OCZ: Are you collecting album covers and t-shirts for your bags, dresses and so forth? 

Jen: Im always collecting rock n roll vinyl records for my album cover purses. I currently have huge collections of tour shirts. I am always looking for items to revamp. 

OCZ: I've been cutting my own metal 
t-shirt designs for over 20 years for myself, what was the first article of clothing you ever designed? 

Jen: Probably a shirt. I fell in love with present grommet tape. I would transform a 
t-shirt into a corset in a matter of 20 minutes. 

OCZ: When you go to fest, shows, bike rallies, craft fairs, benefits and other places that allows you to have a booth, besides your own designs, you also do shirt cuttings, leather repair, and semi perm salon feather extensions. What do you like doing most? Many don't know that most of these venues you attend you have to pay a cost to rent out a table or two. Sometimes you go home with a lost, break even or make a little profit. What is the most stressful part renting out a booth? 

Jen: Well, I think what I like most is hearing how unique my designs are and watching someone falling in love with a piece. Table and vendor fees really depend on the venue. I've been blessed to have most of my rock family involved in the music scene. Locally I set up at The Rail Club as often as I want. They are family and don’t charge me. We promote each other. In the Phoenix area, I have been extended the same opportunities at clubs like the Blooze, Tonic, Club Red and Joe’s Grotto. Festivals always charge a fee and it really is a gamble. You have to consider travel, accommodations as well as the vendor fee. Because of that, the far away shows are the most stressful. 

OCZ: You do a lot of traveling to different venues to rent out a booth, where was the furthest you've gone and where would you like to go? You are a global brand—how do you accommodate the needs of everyone all over the world who might have different fashion sensibilities?

Jen : The farthest I have ever gone to sell my creations was North Platte, Nebraska for Skull Fest. 4 hrs from the closest airport. I try to take into consideration the current styles that seem to be globally. I have such a variety of products, there really is something for everyone.  Faux leather for vegans and hypo allergenic metals for those with sensitive skin. 

OCZ: How do you define 'fashion' and why do think people care about it so much?

Jen: Fashion is what you adopt when you don't know who you are.

OCZ: How would you describe your personal fashion style? What matters to you most as a fashion designer? 

Jen: Comfort and fit. You want to wear the clothes, and not have the clothes wear you. Who you are should be amplified in what you wear. It should bring out your identity. 

OCZ: You have two online stores, how has the been helping you with selling your merchandise? How does FaceBook also help? Plug your pages.

Jen: Woohoo Free promotion 

Nothing can rival facebook as a marketing tool currently . It has allowed me to reach numerous sources that normally I wouldn’t have been able to. My E-crater store get more international clients that I have no friends in common with . 

Ecrater -

Artfire -

OCZ: You've been talking with a tattoo and music store to carry your designs. How is that working out? 

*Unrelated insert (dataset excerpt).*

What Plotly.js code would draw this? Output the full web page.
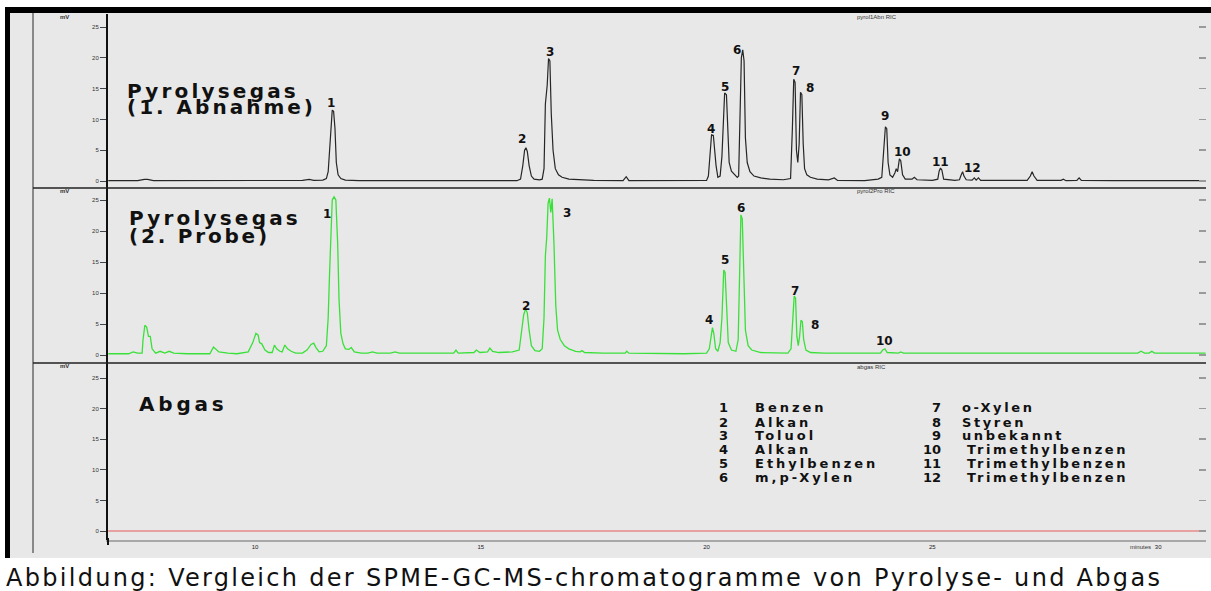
<!DOCTYPE html>
<html><head><meta charset="utf-8">
<script src="https://cdn.plot.ly/plotly-3.0.1.min.js"></script>
<style>html,body{margin:0;padding:0;background:#fff;overflow:hidden}</style>
</head><body>
<div id="chart" style="width:1211px;height:591px"></div>
<script>
// ---- data (retention time in minutes, signal in mV) ----
const xTickVals = [10, 15, 20, 25, 30];
const xTickText = ['10', '15', '20', '25', '30'];
const yTickVals = [0, 5, 10, 15, 20, 25];

// Pyrolysegas (1. Abnahme) : [time, mV]
const pyrolyse1 = [
 [6.75,0.05],[7.4,0.05],[7.55,0.25],[7.62,0.25],[7.75,0.05],[9.0,0.05],[10.2,0.05],[11.05,0.1],[11.2,0.25],[11.3,0.1],[11.5,0.15],
 [11.58,0.4],[11.62,1.5],[11.65,5.0],[11.68,9.5],[11.71,11.5],[11.74,11.3],[11.77,8.6],[11.8,3.0],[11.84,1.0],[11.9,0.4],[12.0,0.15],[12.3,0.05],
 [13.5,0.05],[15.0,0.05],[15.8,0.05],
 [15.88,0.3],[15.93,2.5],[15.97,5.0],[16.0,5.4],[16.03,4.8],[16.07,2.5],[16.12,0.8],[16.18,0.3],[16.3,0.2],
 [16.36,0.3],[16.4,2.0],[16.43,12.5],[16.47,15.5],[16.5,19.9],[16.53,19.5],[16.56,11.0],[16.6,5.0],[16.65,2.0],[16.72,1.0],[16.8,0.6],[16.95,0.3],[17.2,0.2],[17.5,0.1],
 [18.15,0.05],[18.22,0.7],[18.28,0.05],[19.0,0.05],[19.3,0.15],[19.5,0.05],[20.0,0.1],
 [20.04,0.8],[20.08,4.5],[20.11,7.5],[20.15,7.4],[20.18,4.0],[20.21,2.5],[20.25,0.6],
 [20.3,0.8],[20.34,4.0],[20.37,9.5],[20.4,14.3],[20.44,14.0],[20.47,9.0],[20.5,3.0],[20.55,1.6],[20.62,1.0],[20.68,0.6],
 [20.71,0.8],[20.74,12.0],[20.77,20.0],[20.8,21.3],[20.83,19.5],[20.86,7.0],[20.9,3.0],[20.96,1.5],[21.05,0.8],[21.2,0.5],[21.4,0.3],[21.7,0.2],
 [21.86,0.4],[21.9,8.5],[21.93,16.5],[21.96,16.0],[21.99,5.0],[22.02,3.0],
 [22.05,6.0],[22.08,14.4],[22.11,14.0],[22.14,6.0],[22.17,2.0],[22.22,1.0],[22.3,0.6],[22.45,0.3],[22.7,0.2],[22.83,0.5],[22.9,0.1],[23.5,0.05],[23.8,0.3],
 [23.88,0.6],[23.92,5.0],[23.96,8.8],[23.99,8.5],[24.02,3.0],[24.06,1.0],[24.12,0.6],
 [24.17,1.3],[24.2,2.0],[24.23,1.5],[24.27,3.6],[24.3,3.3],[24.34,1.0],[24.4,0.3],[24.55,0.3],[24.6,0.6],[24.66,0.2],[25.0,0.1],[25.12,0.3],
 [25.15,1.6],[25.18,2.1],[25.21,1.8],[25.25,0.3],[25.5,0.1],[25.6,0.2],
 [25.64,1.0],[25.67,1.5],[25.7,0.8],[25.75,0.2],[25.88,0.15],[25.93,0.5],[25.97,0.15],[26.02,0.5],[26.07,0.1],[26.5,0.05],
 [27.1,0.1],[27.17,0.8],[27.21,1.5],[27.25,0.8],[27.32,0.1],[27.85,0.1],[27.9,0.3],[27.96,0.05],[28.2,0.1],[28.25,0.5],[28.3,0.1],[29.0,0.05],[31.05,0.05]
];

// Pyrolysegas (2. Probe) : [time, mV]
const pyrolyse2 = [
 [6.75,0.2],[7.2,0.2],[7.3,0.5],[7.4,0.3],[7.5,0.3],[7.52,2.5],[7.56,4.8],[7.6,4.5],[7.64,3.0],[7.68,3.0],[7.72,1.0],[7.8,0.3],[7.9,0.6],[8.0,0.3],[8.1,0.6],[8.2,0.3],[8.5,0.2],
 [9.0,0.2],[9.08,1.3],[9.14,0.9],[9.2,0.5],[9.4,0.3],[9.6,0.2],[9.85,0.5],[9.95,2.0],[10.02,3.5],[10.07,3.2],[10.1,2.0],[10.15,1.8],[10.22,0.8],[10.3,0.4],
 [10.38,0.4],[10.43,1.6],[10.48,1.0],[10.55,0.6],[10.6,0.5],[10.66,1.6],[10.72,1.0],[10.8,0.6],[10.9,0.3],[11.05,0.3],[11.15,0.8],[11.24,1.7],[11.3,1.9],[11.35,1.2],[11.42,0.5],
 [11.5,0.6],[11.58,1.5],[11.62,6.0],[11.65,13.0],[11.68,20.0],[11.71,25.0],[11.75,25.5],[11.79,25.0],[11.83,18.0],[11.86,9.0],[11.9,3.5],[11.95,1.8],[12.0,1.0],[12.08,0.9],[12.13,1.2],[12.2,0.5],
 [12.35,0.3],[12.5,0.3],[12.6,0.5],[12.7,0.3],[13.0,0.3],[13.1,0.5],[13.2,0.3],[14.0,0.3],[14.4,0.3],[14.45,0.8],[14.5,0.3],[14.85,0.4],[14.9,0.8],[14.98,0.4],[15.15,0.5],[15.2,1.1],[15.26,0.6],[15.4,0.4],
 [15.7,0.5],[15.85,0.8],[15.9,3.5],[15.95,6.5],[15.99,7.4],[16.03,6.8],[16.07,4.0],[16.12,1.5],[16.2,0.7],[16.3,0.6],
 [16.36,1.0],[16.4,6.0],[16.43,16.0],[16.46,19.0],[16.49,24.5],[16.52,25.3],[16.55,23.0],[16.58,25.2],[16.62,18.0],[16.66,8.0],[16.7,4.0],[16.76,2.5],[16.85,1.5],[16.95,1.0],[17.1,0.6],
 [17.2,0.5],[17.24,0.7],[17.3,0.4],[17.7,0.3],[18.2,0.3],[18.23,0.6],[18.28,0.3],[19.5,0.2],[20.0,0.3],
 [20.06,1.0],[20.1,3.5],[20.13,4.4],[20.16,3.5],[20.2,1.0],[20.25,0.6],[20.3,2.0],[20.34,6.0],[20.38,13.7],[20.41,13.3],[20.44,7.0],[20.48,2.0],[20.55,0.8],[20.65,0.6],
 [20.7,2.5],[20.73,12.0],[20.76,22.6],[20.79,22.0],[20.82,12.0],[20.86,4.0],[20.92,1.5],[21.0,0.8],[21.2,0.4],[21.5,0.3],[21.8,0.3],
 [21.87,1.0],[21.91,6.0],[21.94,9.5],[21.97,9.2],[22.0,3.0],[22.03,1.5],[22.06,3.0],[22.09,5.6],[22.12,5.4],[22.15,2.5],[22.2,0.8],[22.3,0.4],[22.6,0.3],
 [23.5,0.3],[23.85,0.3],[23.9,0.8],[23.95,1.0],[24.0,0.4],[24.25,0.3],[24.3,0.5],[24.36,0.3],[25.0,0.3],[29.55,0.3],[29.62,0.6],[29.7,0.3],[29.8,0.3],[29.86,0.6],[29.92,0.3],[31.05,0.3]
];

// Abgas : [time, mV]
const abgas = [[6.75,0],[12,0],[18,0],[24,0],[31.05,0]];

const sampleNames = ['Pyrolysegas', '(1. Abnahme)', 'Pyrolysegas', '(2. Probe)', 'Abgas'];
const peakNumbers = ['1','2','3','4','5','6','7','8','9','10','11','12'];
const compounds = ['Benzen','Alkan','Toluol','Alkan','Ethylbenzen','m,p-Xylen',
                   'o-Xylen','Styren','unbekannt','Trimethylbenzen','Trimethylbenzen','Trimethylbenzen'];
const caption = 'Abbildung: Vergleich der SPME-GC-MS-chromatogramme von Pyrolyse- und Abgas';

// ---- geometry helpers (pixel -> paper) ----
const L = 108, R = 1206, T = 14, B = 540;
const px = x => (x - L) / (R - L);
const py = y => (B - y) / (B - T);

const traces = [
  {x: pyrolyse1.map(p => p[0]), y: pyrolyse1.map(p => p[1]), xaxis: 'x', yaxis: 'y3',
   mode: 'lines', line: {color: '#262626', width: 1.2}, hoverinfo: 'skip'},
  {x: pyrolyse2.map(p => p[0]), y: pyrolyse2.map(p => p[1]), xaxis: 'x', yaxis: 'y2',
   mode: 'lines', line: {color: '#3ae03a', width: 1.3}, hoverinfo: 'skip'},
  {x: abgas.map(p => p[0]), y: abgas.map(p => p[1]), xaxis: 'x', yaxis: 'y',
   mode: 'lines', line: {color: '#e88a8a', width: 1.3}, hoverinfo: 'skip'},
  // empty traces so that the right-hand tick axes are drawn
  {x: [], y: [], xaxis: 'x', yaxis: 'y4', mode: 'lines', hoverinfo: 'skip'},
  {x: [], y: [], xaxis: 'x', yaxis: 'y5', mode: 'lines', hoverinfo: 'skip'},
  {x: [], y: [], xaxis: 'x', yaxis: 'y6', mode: 'lines', hoverinfo: 'skip'}
];

const dom3 = [0, py(363)], dom2 = [py(363), py(188)], dom1 = [py(188), 1];
const rng1 = [-(188-181)/6.16, (181-14)/6.16];
const rng2 = [-(363-355)/6.2, (355-188)/6.2];
const rng3 = [-(540-531)/6.12, (531-363)/6.12];

function leftAx(domain, range) {
  return {domain, range, anchor: 'x', tickvals: yTickVals, ticks: 'outside', ticklen: 6,
    tickcolor: '#444', tickwidth: 1, tickfont: {size: 6, color: '#333', family: 'Liberation Sans'},
    showline: true, linecolor: '#111', linewidth: 2, showgrid: false, zeroline: false, fixedrange: true};
}
function rightAx(over, range) {
  return {overlaying: over, side: 'right', anchor: 'x', range, tickvals: yTickVals, ticks: 'inside',
    ticklen: 7, tickcolor: '#9a9a9a', tickwidth: 1.5, showticklabels: false, showline: false,
    showgrid: false, zeroline: false};
}

const BOLD = 'DejaVu Sans';
const anns = [], spacing = [];
function addAnn(text, x, y, size, anchor, ls, opts) {
  anns.push(Object.assign({text, xref: 'paper', yref: 'paper', x: px(x), y: py(y),
    xanchor: anchor, yanchor: 'middle', align: anchor === 'left' ? 'left' : 'center', showarrow: false,
    font: {family: BOLD, size, color: '#111', weight: 700}}, opts || {}));
  spacing.push(ls);
}
// sample titles
addAnn(sampleNames[0], 125, 91, 20, 'left', 3.2);
addAnn(sampleNames[1], 125, 107, 20, 'left', 3.0);
addAnn(sampleNames[2], 127, 218, 20, 'left', 3.2);
addAnn(sampleNames[3], 127, 236, 20, 'left', 2.8);
addAnn(sampleNames[4], 137, 404, 20, 'left', 3.8);
// peak numbers, panel 1
const pos1 = [[331,103],[522,139],[550,52],[711,129],[725,87],[737,50],[796,71],[810,88],[885,116],[902,152],[940,162],[972,168]];
pos1.forEach((p, i) => addAnn(peakNumbers[i], p[0], p[1], 12, 'center', 0));
// peak numbers, panel 2
const idx2 = [0,2,1,5,4,3,6,7,9];
const pos2 = [[327,214],[567,213],[526,306],[741,208],[725,260],[709,320],[795,291],[815,325],[884,341]];
pos2.forEach((p, k) => addAnn(peakNumbers[idx2[k]], p[0], p[1], 12, 'center', 0));
// legend list
const rowsY = [407, 422, 435, 449, 463, 477];
for (let i = 0; i < 6; i++) {
  addAnn(peakNumbers[i], 723, rowsY[i], 13, 'center', 0);
  addAnn(compounds[i], 753, rowsY[i], 13, 'left', 3);
}
for (let i = 6; i < 12; i++) {
  const r = i - 6;
  addAnn(peakNumbers[i], i < 9 ? 936 : 932, rowsY[r], 13, 'center', 0);
  addAnn(compounds[i], i < 9 ? 960 : 965, rowsY[r], 13, 'left', 2.6);
}
// tiny instrument texts
const tiny = {family: 'Liberation Sans', size: 6, color: '#333'};
['mV','mV','mV'].forEach((t, i) => addAnn(t, 58, [17, 191, 366][i], 6, 'left', 0, {font: Object.assign({}, tiny, {weight: 700})}));
['pyrol1Abn RIC','pyrol2Pro RIC','abgas RIC'].forEach((t, i) => addAnn(t, 855, [17, 191, 367][i], 6, 'left', 0, {font: tiny}));
addAnn('minutes', 1128, 547, 6, 'left', 0, {font: tiny});
// caption
addAnn(caption, 4, 578, 24, 'left', 2.3, {font: {family: 'DejaVu Sans', size: 24, color: '#111'}});

const shapes = [
  {type: 'rect', xref: 'paper', yref: 'paper', x0: px(0), x1: px(1211), y0: py(591), y1: py(558), fillcolor: '#ffffff', line: {width: 0}, layer: 'below'},
  {type: 'rect', xref: 'paper', yref: 'paper', x0: px(0), x1: px(1211), y0: py(7), y1: py(0), fillcolor: '#ffffff', line: {width: 0}},
  {type: 'rect', xref: 'paper', yref: 'paper', x0: px(0), x1: px(5), y0: py(591), y1: py(0), fillcolor: '#ffffff', line: {width: 0}},
  {type: 'rect', xref: 'paper', yref: 'paper', x0: px(5), x1: px(1211), y0: py(13), y1: py(7), fillcolor: '#000000', line: {width: 0}},
  {type: 'rect', xref: 'paper', yref: 'paper', x0: px(5), x1: px(10), y0: py(558), y1: py(7), fillcolor: '#000000', line: {width: 0}},
  {type: 'line', xref: 'paper', yref: 'paper', x0: px(33), x1: px(33), y0: py(553), y1: py(13), line: {color: '#6a6a6a', width: 1.5}},
  {type: 'line', xref: 'paper', yref: 'paper', x0: px(33), x1: px(1206), y0: py(188), y1: py(188), line: {color: '#222', width: 1.5}},
  {type: 'line', xref: 'paper', yref: 'paper', x0: px(33), x1: px(1206), y0: py(363), y1: py(363), line: {color: '#222', width: 1.5}},
  {type: 'line', xref: 'paper', yref: 'paper', x0: px(108), x1: px(108), y0: py(545), y1: py(538), line: {color: '#111', width: 2}}
];

const layout = {
  width: 1211, height: 591,
  margin: {l: L, r: 1211 - R, t: T, b: 591 - B, pad: 0},
  paper_bgcolor: '#e8e8e8', plot_bgcolor: '#e8e8e8',
  showlegend: false,
  font: {family: 'Liberation Sans', color: '#222'},
  xaxis: {range: [6.744, 31.06], anchor: 'y', tickvals: xTickVals, ticktext: xTickText, ticks: '',
    tickfont: {size: 6, color: '#222'}, showline: true, linecolor: '#a8a8a8', linewidth: 2,
    showgrid: false, zeroline: false, fixedrange: true},
  yaxis: leftAx(dom3, rng3),
  yaxis2: leftAx(dom2, rng2),
  yaxis3: leftAx(dom1, rng1),
  yaxis4: rightAx('y', rng3),
  yaxis5: rightAx('y2', rng2),
  yaxis6: rightAx('y3', rng1),
  annotations: anns,
  shapes: shapes
};

Plotly.newPlot('chart', traces, layout, {staticPlot: true, displayModeBar: false}).then(() => {
  document.querySelectorAll('g.annotation').forEach(g => {
    const i = +g.getAttribute('data-index');
    const ls = spacing[i];
    if (ls) g.querySelectorAll('text').forEach(t => { t.style.letterSpacing = ls + 'px'; });
  });
});
</script>
</body></html>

Jen: Pretty good. It’s an opportunity to reach an audience I normally wouldn't reach. I’m also in the process of have a display at a British Emporium, a couple novelty shops in Grapevine, Tx , a new rocker themed store in Nebraska and a new smoke shop opening up in North Richland Hills, TX

OCZ: Your stepfather also owns his own business, he helped with creating your new banner and J & T Creations shirts. How has he inspired you? Are your parents artist, musicians or designers themselves?

Jen: My step father is Ron Crook. He owns Custom Graphics in Palm Springs. He does t-shirts, banners and vinyl graphics. He mainly works with the automotive industry, but he has done drum heads and banners for some rock bands. He is an inspiration because he operates solely on word of mouth and has taught me a lot about branching out to places outside the rock scene. My mom’s artistic abilities only go as far as floral arrangements and scrap booking. My father passed when I was very young but he was an amazing artist. He did leather work as well as woodworking, painting, drawing, building. 

OCZ: At what age did you learn to sew and did you go to school for it? Do you have a college degree as well?

Jen: I spent the summers with my grandmother who taught me how to cross stitch and crochet. My best friend, Dara’s mom, got me into sewing. I think the first thing I ever sewed were these silly 80’s floppy hats and these jackets out of sweatshirts. I took 2 years of fashion design in high school along with home etc. , and any hands on sewing class I could get for free. I never went to school. I’m more of a Jane of all traits master of none. I have a gift of being able to create things with my hands as well as fixing things. Aside from the custom work I do, I also like to work on cars and wood work. 

OCZ: Well that just about wraps it up and thanks again for taking the time to answer the questions. Keep up the kick ass work that you do. Before we lock our gates, is there anything else you wish to add or say to people out there?

Jen: I just want to thank all the support my family has given me and those that believed in me. I have been blessed with some amazing friends. Thank You also to those bands that have allowed a small time designer into their world. We all gotta start somewhere. To the moon baby!